• Given exercise: Keep to the lines from the line containing "Write a LaTeX" through the line containing "(T) at (216,27)": copy them exactly and leave every picture out.

## Start Provided data

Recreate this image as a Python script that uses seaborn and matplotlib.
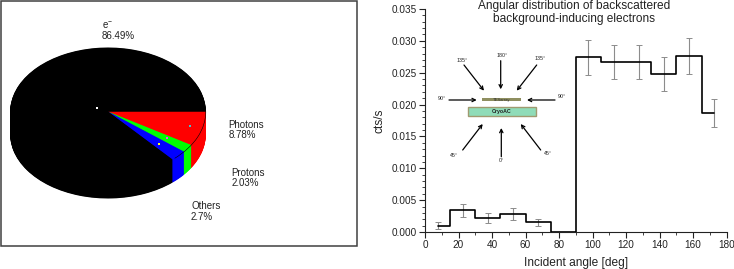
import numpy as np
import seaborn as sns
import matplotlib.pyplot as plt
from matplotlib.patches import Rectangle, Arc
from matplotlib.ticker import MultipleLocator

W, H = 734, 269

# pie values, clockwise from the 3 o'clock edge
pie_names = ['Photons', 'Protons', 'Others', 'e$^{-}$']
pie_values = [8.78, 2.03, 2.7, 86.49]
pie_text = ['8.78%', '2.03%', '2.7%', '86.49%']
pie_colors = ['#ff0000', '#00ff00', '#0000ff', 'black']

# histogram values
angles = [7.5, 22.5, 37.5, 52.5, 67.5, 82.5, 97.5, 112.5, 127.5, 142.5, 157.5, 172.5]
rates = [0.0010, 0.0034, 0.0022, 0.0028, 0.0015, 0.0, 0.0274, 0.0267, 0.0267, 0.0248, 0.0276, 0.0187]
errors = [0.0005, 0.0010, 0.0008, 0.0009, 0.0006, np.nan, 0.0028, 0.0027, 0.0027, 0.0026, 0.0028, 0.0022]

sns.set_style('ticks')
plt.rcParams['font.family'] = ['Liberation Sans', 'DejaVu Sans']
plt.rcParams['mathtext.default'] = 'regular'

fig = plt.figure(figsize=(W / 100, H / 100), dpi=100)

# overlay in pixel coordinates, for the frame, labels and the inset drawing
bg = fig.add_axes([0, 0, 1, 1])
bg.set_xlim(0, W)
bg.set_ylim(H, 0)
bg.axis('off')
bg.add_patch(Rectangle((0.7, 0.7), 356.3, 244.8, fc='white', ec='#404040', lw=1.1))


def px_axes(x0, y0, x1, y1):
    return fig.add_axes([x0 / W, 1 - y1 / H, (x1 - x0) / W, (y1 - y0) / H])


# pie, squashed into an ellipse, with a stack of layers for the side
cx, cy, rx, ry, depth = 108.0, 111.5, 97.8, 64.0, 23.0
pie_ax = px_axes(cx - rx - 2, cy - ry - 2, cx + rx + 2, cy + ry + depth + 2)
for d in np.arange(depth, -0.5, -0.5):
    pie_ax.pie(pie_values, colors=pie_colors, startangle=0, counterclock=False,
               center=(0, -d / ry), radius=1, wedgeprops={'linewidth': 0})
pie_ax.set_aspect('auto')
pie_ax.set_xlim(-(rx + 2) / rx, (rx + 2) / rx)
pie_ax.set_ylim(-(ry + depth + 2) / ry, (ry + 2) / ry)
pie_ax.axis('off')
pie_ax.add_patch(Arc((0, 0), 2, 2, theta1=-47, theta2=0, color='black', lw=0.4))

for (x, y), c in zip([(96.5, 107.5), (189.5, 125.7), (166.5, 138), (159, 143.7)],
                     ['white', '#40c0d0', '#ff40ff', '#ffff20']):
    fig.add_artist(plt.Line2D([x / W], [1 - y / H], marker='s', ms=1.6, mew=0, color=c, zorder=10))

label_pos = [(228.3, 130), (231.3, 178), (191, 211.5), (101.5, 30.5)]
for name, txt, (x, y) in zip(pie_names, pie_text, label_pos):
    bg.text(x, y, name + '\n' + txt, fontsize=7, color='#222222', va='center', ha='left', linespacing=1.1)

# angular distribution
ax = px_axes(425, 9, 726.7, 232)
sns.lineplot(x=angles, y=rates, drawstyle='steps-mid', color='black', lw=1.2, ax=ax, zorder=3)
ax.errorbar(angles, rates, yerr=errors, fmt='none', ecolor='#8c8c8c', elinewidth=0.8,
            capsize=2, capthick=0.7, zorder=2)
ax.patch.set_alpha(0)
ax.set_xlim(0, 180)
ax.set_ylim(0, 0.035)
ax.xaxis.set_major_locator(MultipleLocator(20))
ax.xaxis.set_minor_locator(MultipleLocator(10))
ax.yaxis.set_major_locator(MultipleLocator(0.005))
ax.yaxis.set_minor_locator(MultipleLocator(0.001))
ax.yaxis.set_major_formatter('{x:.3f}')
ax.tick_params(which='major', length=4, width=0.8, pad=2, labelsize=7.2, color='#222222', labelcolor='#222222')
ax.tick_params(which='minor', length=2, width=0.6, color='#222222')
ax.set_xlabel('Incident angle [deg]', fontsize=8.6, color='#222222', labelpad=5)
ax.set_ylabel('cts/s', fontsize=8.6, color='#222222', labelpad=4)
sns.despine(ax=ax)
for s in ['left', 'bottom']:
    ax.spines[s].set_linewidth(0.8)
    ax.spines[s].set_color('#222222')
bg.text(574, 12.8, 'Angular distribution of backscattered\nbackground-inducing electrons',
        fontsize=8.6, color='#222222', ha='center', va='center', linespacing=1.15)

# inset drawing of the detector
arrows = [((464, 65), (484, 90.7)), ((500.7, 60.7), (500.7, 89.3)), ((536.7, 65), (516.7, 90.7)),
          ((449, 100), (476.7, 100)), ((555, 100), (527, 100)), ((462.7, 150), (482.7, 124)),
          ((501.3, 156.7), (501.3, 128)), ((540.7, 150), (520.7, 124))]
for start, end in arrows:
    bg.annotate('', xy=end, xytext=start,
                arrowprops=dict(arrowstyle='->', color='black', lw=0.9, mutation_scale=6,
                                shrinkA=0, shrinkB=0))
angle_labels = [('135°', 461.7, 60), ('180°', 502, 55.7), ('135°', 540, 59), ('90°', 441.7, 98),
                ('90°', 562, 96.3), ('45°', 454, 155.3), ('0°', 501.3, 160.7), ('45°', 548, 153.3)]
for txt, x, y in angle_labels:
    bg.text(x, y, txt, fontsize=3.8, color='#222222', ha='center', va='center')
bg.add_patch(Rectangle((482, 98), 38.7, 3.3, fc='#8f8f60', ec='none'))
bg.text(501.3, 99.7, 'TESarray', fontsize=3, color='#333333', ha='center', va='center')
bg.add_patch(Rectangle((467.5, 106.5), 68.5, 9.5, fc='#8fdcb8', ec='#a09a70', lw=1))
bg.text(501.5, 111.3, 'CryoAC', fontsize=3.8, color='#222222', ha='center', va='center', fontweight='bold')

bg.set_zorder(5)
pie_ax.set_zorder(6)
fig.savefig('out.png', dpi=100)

## End Provided data
## Start Provided data

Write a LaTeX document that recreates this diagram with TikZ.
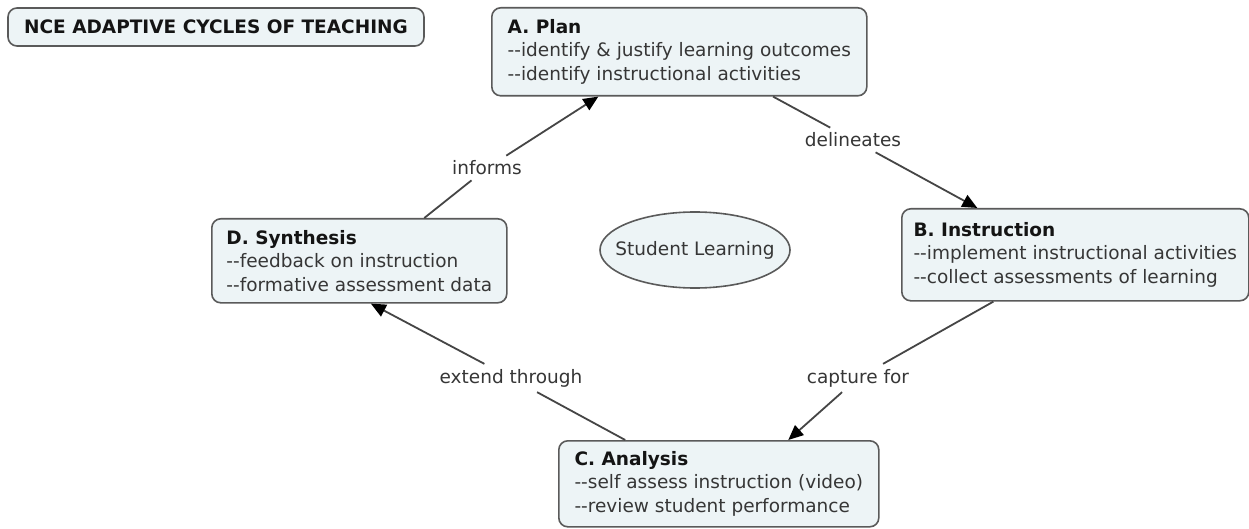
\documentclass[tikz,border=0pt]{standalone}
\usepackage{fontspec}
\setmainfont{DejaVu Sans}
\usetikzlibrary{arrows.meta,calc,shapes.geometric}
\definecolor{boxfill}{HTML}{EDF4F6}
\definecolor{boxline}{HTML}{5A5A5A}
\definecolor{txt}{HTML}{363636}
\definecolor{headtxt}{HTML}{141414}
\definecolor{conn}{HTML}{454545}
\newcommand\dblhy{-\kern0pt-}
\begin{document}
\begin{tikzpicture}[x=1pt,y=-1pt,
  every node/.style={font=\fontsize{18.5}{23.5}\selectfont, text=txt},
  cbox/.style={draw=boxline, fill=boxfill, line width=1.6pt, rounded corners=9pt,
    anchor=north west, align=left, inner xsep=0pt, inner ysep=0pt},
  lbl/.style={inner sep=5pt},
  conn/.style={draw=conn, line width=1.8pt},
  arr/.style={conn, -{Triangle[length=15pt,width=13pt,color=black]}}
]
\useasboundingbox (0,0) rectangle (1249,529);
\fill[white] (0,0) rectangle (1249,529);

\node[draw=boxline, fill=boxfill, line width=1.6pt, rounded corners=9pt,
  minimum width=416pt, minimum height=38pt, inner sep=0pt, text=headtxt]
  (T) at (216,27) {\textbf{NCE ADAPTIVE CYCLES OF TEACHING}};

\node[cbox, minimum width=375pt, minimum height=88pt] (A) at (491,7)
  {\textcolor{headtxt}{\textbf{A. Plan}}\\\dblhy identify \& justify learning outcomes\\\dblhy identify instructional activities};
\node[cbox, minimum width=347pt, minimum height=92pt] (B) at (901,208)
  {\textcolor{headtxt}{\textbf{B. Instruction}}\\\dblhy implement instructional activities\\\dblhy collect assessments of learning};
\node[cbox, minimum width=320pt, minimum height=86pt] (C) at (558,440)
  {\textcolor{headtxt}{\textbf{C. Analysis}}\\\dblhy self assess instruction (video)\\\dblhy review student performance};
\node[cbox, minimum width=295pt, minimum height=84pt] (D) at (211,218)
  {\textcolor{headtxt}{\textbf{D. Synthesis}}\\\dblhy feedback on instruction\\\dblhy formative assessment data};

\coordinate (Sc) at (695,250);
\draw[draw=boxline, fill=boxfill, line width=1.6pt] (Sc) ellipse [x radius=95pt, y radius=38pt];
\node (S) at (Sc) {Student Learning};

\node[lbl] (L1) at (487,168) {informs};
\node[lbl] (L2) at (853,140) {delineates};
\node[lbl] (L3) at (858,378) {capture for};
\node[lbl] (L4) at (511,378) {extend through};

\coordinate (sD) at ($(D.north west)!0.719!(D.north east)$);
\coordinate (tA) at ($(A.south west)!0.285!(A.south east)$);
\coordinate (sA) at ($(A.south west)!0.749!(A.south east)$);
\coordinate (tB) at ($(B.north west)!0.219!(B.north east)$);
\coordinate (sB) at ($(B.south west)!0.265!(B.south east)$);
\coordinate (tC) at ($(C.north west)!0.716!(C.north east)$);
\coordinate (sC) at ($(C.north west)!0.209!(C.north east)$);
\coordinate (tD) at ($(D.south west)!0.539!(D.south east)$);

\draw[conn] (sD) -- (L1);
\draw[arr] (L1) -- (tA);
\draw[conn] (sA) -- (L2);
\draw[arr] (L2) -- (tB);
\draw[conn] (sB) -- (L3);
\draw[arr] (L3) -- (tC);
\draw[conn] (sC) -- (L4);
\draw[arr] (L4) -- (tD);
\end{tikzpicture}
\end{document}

## End Provided data

• Full answer:
Write a LaTeX document that recreates this diagram with TikZ.
\documentclass[tikz,border=0pt]{standalone}
\usepackage{fontspec}
\setmainfont{DejaVu Sans}
\usetikzlibrary{arrows.meta,calc,shapes.geometric}
\definecolor{boxfill}{HTML}{EDF4F6}
\definecolor{boxline}{HTML}{5A5A5A}
\definecolor{txt}{HTML}{363636}
\definecolor{headtxt}{HTML}{141414}
\definecolor{conn}{HTML}{454545}
\newcommand\dblhy{-\kern0pt-}
\begin{document}
\begin{tikzpicture}[x=1pt,y=-1pt,
  every node/.style={font=\fontsize{18.5}{23.5}\selectfont, text=txt},
  cbox/.style={draw=boxline, fill=boxfill, line width=1.6pt, rounded corners=9pt,
    anchor=north west, align=left, inner xsep=0pt, inner ysep=0pt},
  lbl/.style={inner sep=5pt},
  conn/.style={draw=conn, line width=1.8pt},
  arr/.style={conn, -{Triangle[length=15pt,width=13pt,color=black]}}
]
\useasboundingbox (0,0) rectangle (1249,529);
\fill[white] (0,0) rectangle (1249,529);

\node[draw=boxline, fill=boxfill, line width=1.6pt, rounded corners=9pt,
  minimum width=416pt, minimum height=38pt, inner sep=0pt, text=headtxt]
  (T) at (216,27) {\textbf{NCE ADAPTIVE CYCLES OF TEACHING}};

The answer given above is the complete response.